III.i.56 (459,4) as, it is said,/Mark Anthony’s was by Caesar] Though I would not often assume the critic’s privilege of being confident where certainty cannot be obtained, nor indulge myself too far in departing from the established reading; yet I cannot but propose the rejection of this passage, which I believe was an insertion of some player, that having so much learning as to discover to what Shakespeare alluded, was not willing that his audience should be less knowing than himself, and has therefore weakened the authour’s sense by the intrusion of a remote and useless image into a speech bursting from a man wholly possess’d with his own present condition, and therefore not at leisure to explain his own allusions to himself. If these words are taken away, by which not only the thought but the numbers are injured, the lines of Shakespeare close together without any traces of a breach.
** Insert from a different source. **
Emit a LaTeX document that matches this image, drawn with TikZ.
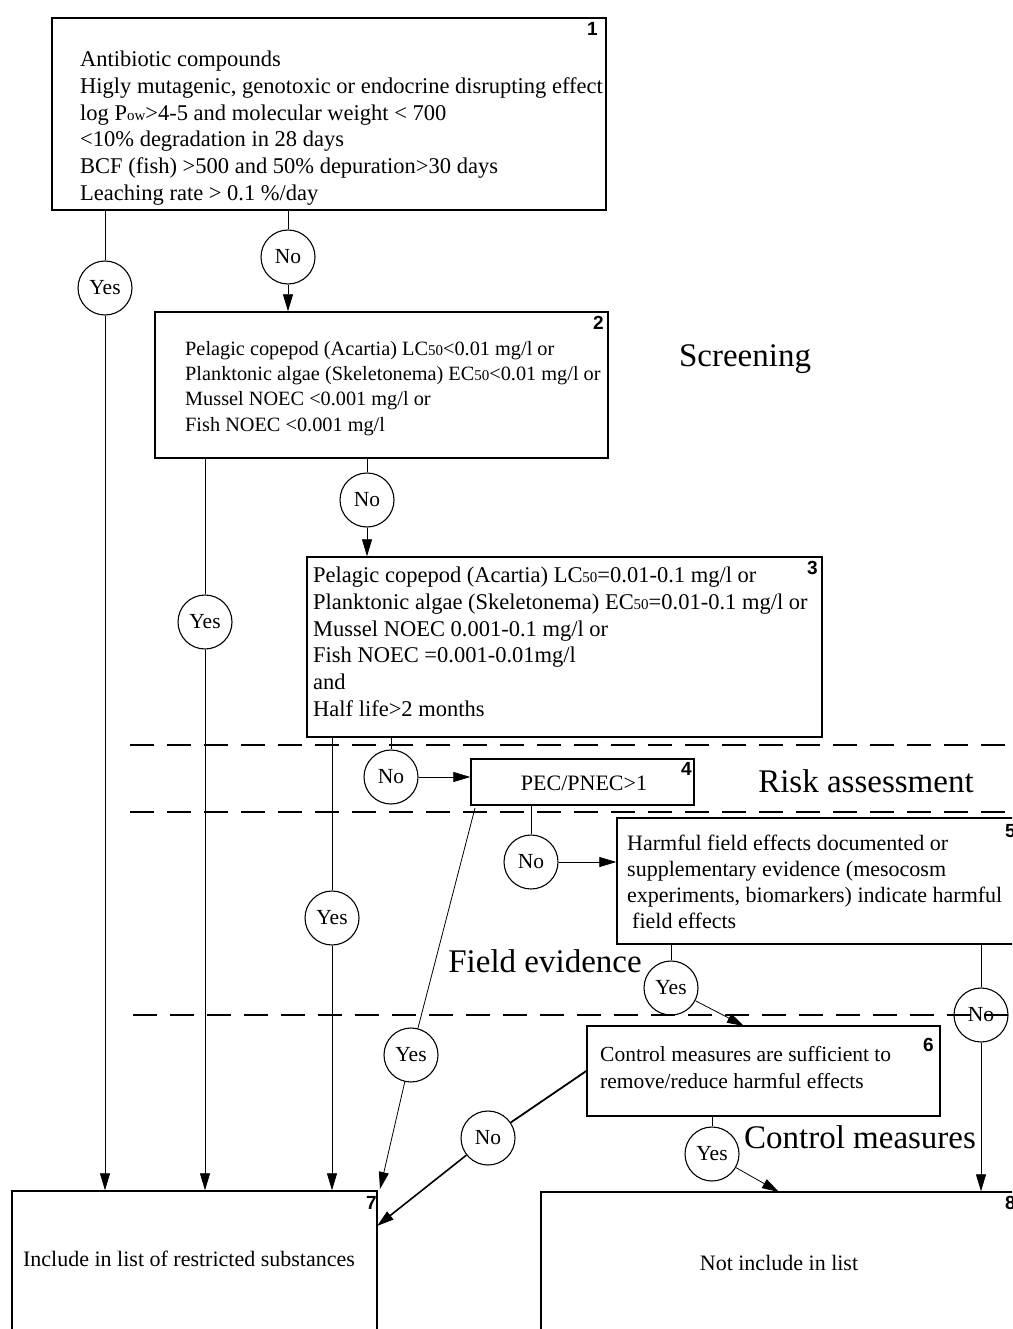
\documentclass[tikz,border=0pt]{standalone}
\usepackage{fontspec}
\setmainfont{Liberation Serif}
\newfontfamily\numfont{Liberation Sans}
\usetikzlibrary{arrows.meta,calc}
\newcommand{\sm}[1]{{\fontsize{15}{15}\selectfont #1}}
\begin{document}
\begin{tikzpicture}[x=1pt,y=-1pt,
  box/.style={draw, line width=1.4pt, inner sep=0pt, rectangle},
  txt/.style={inner sep=0pt, align=left, anchor=north west, font=\fontsize{22.5}{26.7}\selectfont},
  txtb/.style={inner sep=0pt, align=left, anchor=north west, font=\fontsize{20.3}{25.3}\selectfont},
  one/.style={inner sep=0pt, font=\fontsize{22}{26}\selectfont},
  num/.style={inner sep=0pt, anchor=north east, font=\numfont\bfseries\fontsize{19}{19}\selectfont},
  sect/.style={inner sep=0pt, font=\fontsize{33}{36}\selectfont},
  dec/.style={draw, circle, line width=1.1pt, minimum size=54pt, inner sep=0pt, font=\fontsize{21.5}{21.5}\selectfont},
  ln/.style={line width=0.8pt},
  arr/.style={line width=0.8pt, -{Triangle[length=17pt,width=10pt]}},
  thk/.style={line width=1.8pt},
  thkarr/.style={line width=1.6pt, -{Triangle[length=17pt,width=10pt]}},
  sep/.style={line width=1.4pt, dash pattern=on 24pt off 13pt}]
\useasboundingbox (0,0) rectangle (1012,1329);
\clip (0,0) rectangle (1012,1329);

% separators
\draw[sep] (130,745) -- (1020,745);
\draw[sep] (130,812) -- (1020,812);
\draw[sep] (133,1015) -- (1020,1015);

% boxes
\node[box, minimum width=554pt, minimum height=192pt] (b1) at (329,114) {};
\node[box, minimum width=453pt, minimum height=146pt] (b2) at (381.5,385) {};
\node[box, minimum width=515pt, minimum height=180pt] (b3) at (564.5,647) {};
\node[box, minimum width=223pt, minimum height=46pt] (b4) at (582.5,782) {};
\node[box, minimum width=423pt, minimum height=126pt] (b5) at (828.5,881) {};
\node[box, minimum width=353pt, minimum height=90pt] (b6) at (763.5,1071) {};
\node[box, minimum width=365pt, minimum height=160pt] (b7) at (194.5,1271) {};
\node[box, minimum width=499pt, minimum height=160pt] (b8) at (790.5,1272) {};

% numbers
\node[num] (k1) at (598,22) {1};
\node[num] (k2) at (604,316) {2};
\node[num] (k3) at (818,561) {3};
\node[num] (k4) at (692,762) {4};
\node[num] (k5) at (1016,824) {5};
\node[num] (k6) at (934,1038) {6};
\node[num] (k7) at (377,1196) {7};
\node[num] (k8) at (1016,1196) {8};

% box texts
\node[txt] (t1) at (80,51) {Antibiotic compounds\\
Higly mutagenic, genotoxic or endocrine disrupting effect\\
log P\sm{ow}>4-5 and molecular weight < 700\\
<10\% degradation in 28 days\\
BCF (fish) >500 and 50\% depuration>30 days\\
Leaching rate > 0.1 \%/day};
\node[txtb] (t2) at (185,341) {Pelagic copepod (Acartia) LC\sm{50}<0.01 mg/l or\\
Planktonic algae (Skeletonema) EC\sm{50}<0.01 mg/l or\\
Mussel NOEC <0.001 mg/l or\\
Fish NOEC <0.001 mg/l};
\node[txt] (t3) at (313,567) {Pelagic copepod (Acartia) LC\sm{50}=0.01-0.1 mg/l or\\
Planktonic algae (Skeletonema) EC\sm{50}=0.01-0.1 mg/l or\\
Mussel NOEC 0.001-0.1 mg/l or\\
Fish NOEC =0.001-0.01mg/l\\
and\\
Half life>2 months};
\node[one] (t4) at (584,783) {PEC/PNEC>1};
\node[txt, font=\fontsize{22}{26}\selectfont] (t5) at (627,835) {Harmful field effects documented or\\
supplementary evidence (mesocosm\\
experiments, biomarkers) indicate harmful\\
\hspace*{5pt}field effects};
\node[txt, font=\fontsize{21.5}{27}\selectfont] (t6) at (600,1046) {Control measures are sufficient to\\
remove/reduce harmful effects};
\node[one] (t7) at (189,1259) {Include in list of restricted substances};
\node[one] (t8) at (779,1263) {Not include in list};

% section labels
\node[sect] (s1) at (745,359) {Screening};
\node[sect] (s2) at (866,781) {Risk assessment};
\node[sect] (s3) at (545,961) {Field evidence};
\node[sect] (s4) at (860,1137) {Control measures};

% decision circles
\node[dec] (y1) at (105,288) {Yes};
\node[dec] (n1) at (288,257) {No};
\node[dec] (y2) at (205,622) {Yes};
\node[dec] (n2) at (367,500) {No};
\node[dec] (y3) at (332,918) {Yes};
\node[dec] (n3) at (391,777) {No};
\node[dec] (n4) at (531,862) {No};
\node[dec] (y4) at (411,1055) {Yes};
\node[dec] (y5) at (671,988) {Yes};
\node[dec] (n5) at (981,1015) {No};
\node[dec] (n6) at (488,1138) {No};
\node[dec] (y6) at (712,1154) {Yes};

% helper coordinates
\coordinate (c4) at (475,808);
\coordinate (e7) at (380,1189);
\coordinate (f7) at (377,1226);
\coordinate (e6) at (744,1026);
\coordinate (e8) at (779,1192);

% connectors
\draw[ln] (b1.south -| y1) -- (y1);
\draw[arr] (y1) -- (b7.north -| y1);
\draw[ln] (b1.south -| n1) -- (n1);
\draw[arr] (n1) -- (b2.north -| n1);
\draw[ln] (b2.south -| y2) -- (y2);
\draw[arr] (y2) -- (b7.north -| y2);
\draw[ln] (b2.south -| n2) -- (n2);
\draw[arr] (n2) -- (b3.north -| n2);
\draw[ln] (b3.south -| y3) -- (y3);
\draw[arr] (y3) -- (b7.north -| y3);
\draw[ln] (b3.south -| n3) -- (n3);
\draw[arr] (n3) -- (n3 -| b4.west);
\draw[ln] (b4.south -| n4) -- (n4);
\draw[arr] (n4) -- (n4 -| b5.west);
\draw[ln] (c4) -- (y4);
\draw[arr] (y4) -- (e7);
\draw[ln] (b5.south -| y5) -- (y5);
\draw[arr] (y5) -- (e6);
\draw[ln] (b5.south -| n5) -- (n5);
\draw[arr] (n5) -- (b8.north -| n5);
\draw[thk] (b6.west) -- (n6);
\draw[thkarr] (n6) -- (f7);
\draw[ln] (b6.south -| y6) -- (y6);
\draw[arr] (y6) -- (e8);
\end{tikzpicture}
\end{document}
My genius is rebuk’d. He chid the sisters.
This note was written before I was fully acquainted with Shakespeare’s manner, and I do not now think it of much weight; for though the words, which I was once willing to eject, seem interpolated, I believe they may still be genuine, and added by the authour in his revision. The authour of the Revisal cannot admit the measure to be faulty. There is only one foot, he says, put for another. This is one of the effects of literature in minds not naturally perspicacious. Every boy or girl finds the metre imperfect, but the pedant comes to its defence with a tribrachys or an anapaest, and sets it right at once by applying to one language the rules of another. If we may be allowed to change feet, like the old comic writers, it will not be easy to write a line not metrical. To hint this once, is sufficient. (see 1765, VI, 424, 2)
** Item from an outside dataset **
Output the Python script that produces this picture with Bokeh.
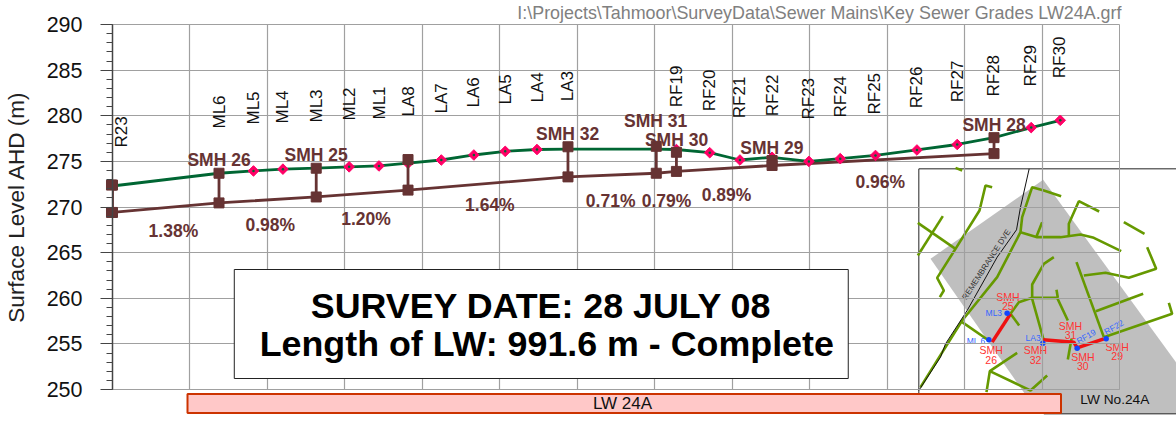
from math import pi
from bokeh.plotting import figure
from bokeh.embed import file_html
from bokeh.resources import INLINE
from bokeh.core.properties import value
from bokeh.models import Range1d, FixedTicker, Label

FONT = "Liberation Sans"
BROWN = "#663333"
GREEN = "#006633"
PINK = "#ff0066"
GRID = "#a0a0a0"

# Survey line (chainage m, level m AHD)
surface_chain = [0, 275, 364, 440, 526, 611, 688, 763, 849, 933, 1014, 1096, 1176, 1404, 1456,
                 1542, 1620, 1703, 1798, 1879, 1970, 2077, 2181, 2276, 2372, 2447]
surface_level = [272.3, 273.7, 273.95, 274.15, 274.25, 274.4, 274.5, 274.8, 275.15, 275.7, 276.1, 276.3,
                 276.35, 276.35, 276.3, 275.95, 275.15, 275.45, 275.0, 275.3, 275.65, 276.25, 276.85,
                 277.6, 278.7, 279.5]
peg_chain = [364, 440, 611, 688, 763, 849, 933, 1014, 1096, 1456, 1542, 1620, 1703, 1798, 1879, 1970,
             2077, 2181, 2372, 2447]
peg_level = [273.95, 274.15, 274.4, 274.5, 274.8, 275.15, 275.7, 276.1, 276.3, 276.3, 275.95, 275.15,
             275.45, 275.0, 275.3, 275.65, 276.25, 276.85, 278.7, 279.5]
smh_chain = [0, 275, 526, 763, 1176, 1404, 1456, 1703, 2276]
smh_top = [272.4, 273.7, 274.25, 275.2, 276.6, 276.65, 276.0, 275.1, 277.6]
smh_invert = [269.4, 270.45, 271.1, 271.85, 273.3, 273.7, 273.9, 274.55, 275.85]

y_ticks = [250, 255, 260, 265, 270, 275, 280, 285, 290]
x_grid = [200, 400, 600, 800, 1000, 1200, 1400, 1600, 1800, 2000, 2200, 2400, 2600]

# Text labels
station_names = ["R23", "ML6", "ML5", "ML4", "ML3", "ML2", "ML1", "LA8", "LA7", "LA6", "LA5", "LA4", "LA3",
                 "RF19", "RF20", "RF21", "RF22", "RF23", "RF24", "RF25", "RF26", "RF27", "RF28", "RF29", "RF30"]
station_px = [120, 218, 252.5, 281.5, 315, 348, 378, 407, 440.7, 473, 504.7, 536.7, 567,
              676, 709, 739, 771.7, 807.7, 840, 874.7, 916.7, 957, 993.7, 1030.7, 1060]
station_py = [147, 128, 124, 123, 122, 120, 119, 116, 113, 107, 104, 102, 100.7,
              106.7, 110.7, 117.7, 115.7, 119, 117, 114, 107.7, 101.7, 96, 86, 77.7]
smh_names = ["SMH 26", "SMH 25", "SMH 32", "SMH 31", "SMH 30", "SMH 29", "SMH 28"]
smh_px = [217.7, 315, 567, 655, 676, 771.5, 994]
smh_py = [159.5, 154, 133, 120, 139, 147, 124]
grade_names = ["1.38%", "0.98%", "1.20%", "1.64%", "0.71%", "0.79%", "0.89%", "0.96%"]
grade_px = [172, 269, 365, 489, 610, 666, 726, 880]
grade_py = [230, 224, 218, 204, 200, 200, 194, 181]

# Inset map geometry (map units)
map_frame_x = [25, 25, 800]
map_frame_y = [760, 25, 25]
map_base_x = [400, 800]
map_base_y = [760, 760]
map_area = ([398, 800, 800, 385, 60], [58, 610, 760, 760, 295])
map_roads = [
    [(135, 22), (155, 30)],
    [(245, 80), (225, 75), (207, 150), (135, 265), (80, 352), (100, 390), (88, 410)],
    [(22, 187), (135, 265)],
    [(22, 285), (97, 167)],
    [(452, 107), (400, 90), (365, 80), (335, 170), (330, 215), (260, 350), (155, 480), (30, 680)],
    [(330, 215), (380, 230), (450, 230), (510, 222), (550, 232), (632, 272)],
    [(378, 228), (395, 185)],
    [(566, 153), (505, 122), (475, 190), (475, 225)],
    [(640, 185), (702, 220)],
    [(710, 260), (737, 325), (655, 352), (585, 337), (520, 345)],
    [(498, 305), (580, 530)],
    [(556, 452), (698, 400)],
    [(580, 530), (785, 460), (775, 427)],
    [(430, 290), (400, 310), (365, 372), (365, 415), (400, 540)],
    [(300, 460), (325, 425), (365, 412), (440, 412), (472, 480)],
    [(438, 388), (442, 412)],
    [(300, 460), (326, 495)],
    [(155, 485), (235, 540)],
    [(320, 577), (238, 632), (228, 695)],
    [(238, 632), (360, 690), (410, 645)],
    [(483, 535), (472, 597)],
]
map_street = [(356, 25), (330, 140), (318, 208), (260, 290), (170, 450), (105, 550), (90, 590), (25, 690)]
map_sewer = [[(300, 460), (245, 545)], [(398, 538), (490, 545), (500, 562), (580, 535)]]
map_pts_x = [290, 235, 397, 500, 587]
map_pts_y = [458, 538, 548, 563, 535]
map_red_text = ["SMH", "25", "SMH", "26", "SMH", "32", "SMH", "31", "SMH", "30", "SMH", "29"]
map_red_x = [292, 292, 242, 242, 375, 375, 480, 480, 517, 517, 620, 620]
map_red_y = [410, 437, 568, 598, 568, 598, 495, 523, 588, 616, 558, 586]
map_blue = [("ML3", 250, 458, 0), ("ML 6", 197, 542, 0), ("LA3", 368, 533, 0), ("RF19", 527, 528, 30),
            ("RF22", 610, 500, 30)]

# ======== back layer: inset map, panel bar, file name ========
bg = figure(width=1176, height=421, output_backend="svg", toolbar_location=None,
            x_axis_location=None, y_axis_location=None,
            x_range=Range1d(-2730, 798), y_range=Range1d(783, -480),
            min_border=0, outline_line_color=None, background_fill_color="white", border_fill_color="white")
bg.grid.visible = False
bg.extra_x_ranges = {"page": Range1d(0, 1176), "chart": Range1d(-286.1, 2745.1)}
bg.extra_y_ranges = {"page": Range1d(421, 0), "chart": Range1d(246.49, 292.63)}
bg.styles = {"position": "absolute", "left": "0px", "top": "0px", "z-index": "0"}

bg.patch(map_area[0], map_area[1], fill_color="#bfbfbf", line_color=None)
bg.line(map_frame_x, map_frame_y, line_color="#222222", line_width=1)
bg.line(map_base_x, map_base_y, line_color="#222222", line_width=1)
bg.multi_line([[q[0] for q in r] for r in map_roads], [[q[1] for q in r] for r in map_roads],
              line_color="#669900", line_width=2.6)
bg.line([q[0] for q in map_street], [q[1] for q in map_street], line_color="#111111", line_width=1)
bg.multi_line([[q[0] for q in r] for r in map_sewer], [[q[1] for q in r] for r in map_sewer],
              line_color="#ee1111", line_width=3.5)
bg.scatter(map_pts_x, map_pts_y, marker="circle", size=5.5, fill_color="#1144ff", line_color=None)
bg.text(map_red_x, map_red_y, text=map_red_text, text_font=value(FONT), text_font_size="10.5px",
        text_color="#ff3333", text_align="center", text_baseline="middle")
for (t, mx, my, ang) in map_blue:
    bg.add_layout(Label(x=mx, y=my, text=t, text_color="#3366ff", text_font=FONT, text_font_size="8.5px",
                        text_align="center", text_baseline="middle", angle=ang, angle_units="deg"))
bg.add_layout(Label(x=228, y=312, text="REMEMBRANCE DVE", text_color="#333333", text_font=FONT,
                    text_font_size="8px", text_align="center", text_baseline="middle", angle=57,
                    angle_units="deg"))
bg.add_layout(Label(x=613, y=718, text="LW No.24A", text_color="#111111", text_font=FONT,
                    text_font_size="13.7px", text_align="center", text_baseline="middle"))

PB = dict(x_range_name="page", y_range_name="page")
bg.quad(left=[187], right=[1060.5], top=[393.5], bottom=[412.5], fill_color="#ffc8c8",
        line_color="#cc3300", line_width=2, **PB)
bg.text([622], [403], text=["LW 24A"], text_font=value(FONT), text_font_size="17px", text_color="#111111",
        text_align="center", text_baseline="middle", **PB)
bg.text([1121], [12], text=["I:\\Projects\\Tahmoor\\SurveyData\\Sewer Mains\\Key Sewer Grades LW24A.grf"],
        text_font=value(FONT), text_font_size="17.9px", text_color="#808080", text_align="right",
        text_baseline="middle", **PB)
# the start manhole straddles the axis, so its squares are drawn here, free of the chart's frame
bg.scatter(smh_chain[:1], smh_top[:1], marker="square", size=10, fill_color=BROWN, line_color=BROWN,
           x_range_name="chart", y_range_name="chart")
bg.scatter(smh_chain[:1], smh_invert[:1], marker="square", size=10, fill_color=BROWN, line_color=BROWN,
           x_range_name="chart", y_range_name="chart")

# ======== front layer: the chart itself ========
p = figure(width=1176, height=421, output_backend="svg", toolbar_location=None,
           x_range=Range1d(0, 2600), y_range=Range1d(250, 290),
           min_border_left=110, min_border_right=57, min_border_top=24, min_border_bottom=32,
           background_fill_color=None, border_fill_color=None)
p.styles = {"position": "absolute", "left": "0px", "top": "0px", "z-index": "1"}
p.outline_line_color = GRID
p.outline_line_width = 1
p.extra_x_ranges = {"page": Range1d(111, 1119.7)}
p.extra_y_ranges = {"page": Range1d(389, 24)}

ya = p.yaxis[0]
ya.ticker = FixedTicker(ticks=y_ticks, minor_ticks=[v for v in range(250, 291)])
ya.axis_label = "Surface Level AHD (m)"
ya.axis_label_text_font = FONT
ya.axis_label_text_font_style = "normal"
ya.axis_label_text_font_size = "22.5px"
ya.axis_label_text_color = "#222222"
ya.axis_label_standoff = 15
ya.major_label_text_font = FONT
ya.major_label_text_font_size = "21.5px"
ya.major_label_text_color = "#111111"
ya.major_label_standoff = 18
ya.major_tick_out = 12
ya.major_tick_in = 0
ya.minor_tick_out = 6
ya.minor_tick_in = 0
ya.major_tick_line_color = "#444444"
ya.minor_tick_line_color = "#444444"
ya.axis_line_color = "#444444"
ya.axis_line_width = 1.5

xa = p.xaxis[0]
xa.ticker = FixedTicker(ticks=x_grid)
xa.major_label_text_color = None
xa.major_label_text_font_size = "1px"
xa.major_label_standoff = 0
xa.major_tick_line_color = None
xa.minor_tick_line_color = None
xa.axis_line_color = GRID

p.ygrid[0].ticker = FixedTicker(ticks=y_ticks)
p.xgrid[0].ticker = FixedTicker(ticks=x_grid)
for g in (p.xgrid[0], p.ygrid[0]):
    g.grid_line_color = GRID
    g.grid_line_width = 1.2

p.line(smh_chain, smh_invert, line_color=BROWN, line_width=2.8)
p.line(surface_chain, surface_level, line_color=GREEN, line_width=2.8)
p.scatter(peg_chain, peg_level, marker="square", angle=pi / 4, size=7.5, fill_color=PINK, line_color=PINK)
p.scatter(peg_chain, peg_level, marker="circle", size=2.5, fill_color=GREEN, line_color=None)
p.segment(smh_chain, smh_top, smh_chain, smh_invert, line_color=BROWN, line_width=2.8)
p.scatter(smh_chain, smh_top, marker="square", size=10, fill_color=BROWN, line_color=BROWN)
p.scatter(smh_chain, smh_invert, marker="square", size=10, fill_color=BROWN, line_color=BROWN)

PG = dict(x_range_name="page", y_range_name="page")
p.text(station_px, station_py, text=station_names, angle=pi / 2, text_font=value(FONT),
       text_font_size="17px", text_color="#111111", text_align="left", text_baseline="middle", **PG)
p.text(smh_px, smh_py, text=smh_names, text_font=value(FONT), text_font_style="bold",
       text_font_size="17.5px", text_color=BROWN, text_align="center", text_baseline="middle", **PG)
p.text(grade_px, grade_py, text=grade_names, text_font=value(FONT), text_font_style="bold",
       text_font_size="17.5px", text_color=BROWN, text_align="center", text_baseline="middle", **PG)

p.quad(left=[233], right=[848], top=[269], bottom=[378], fill_color="white", line_color="#222222",
       line_width=1, **PG)
p.text([540.5, 546], [305, 343],
       text=["SURVEY DATE: 28 JULY 08", "Length of LW: 991.6 m - Complete"],
       text_font=value(FONT), text_font_style="bold", text_font_size="35.8px", text_color="black",
       text_align="center", text_baseline="middle", **PG)

open("out.html", "w").write(file_html([bg, p], INLINE))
III.i.65 (460,5) For Banquo’s issue have I fil’d my mind] [W: ’filed] This mark of contraction is not necessary. To file is in the bishop’s Bible.
III.i.69 (460,6) the common enemy of man] It is always an entertainment to an inquisitive reader, to trace a sentiment to its original source; and therefore, though the term enemy of man, applied to the devil, is in itself natural and obvious, yet some may be pleased with being informed, that Shakespeare probably borrowed it from the first lines of the Destruction of Troy, a book which he is known to have read. This expression, however, he might have had in many other places. The word fiend signifies enemy.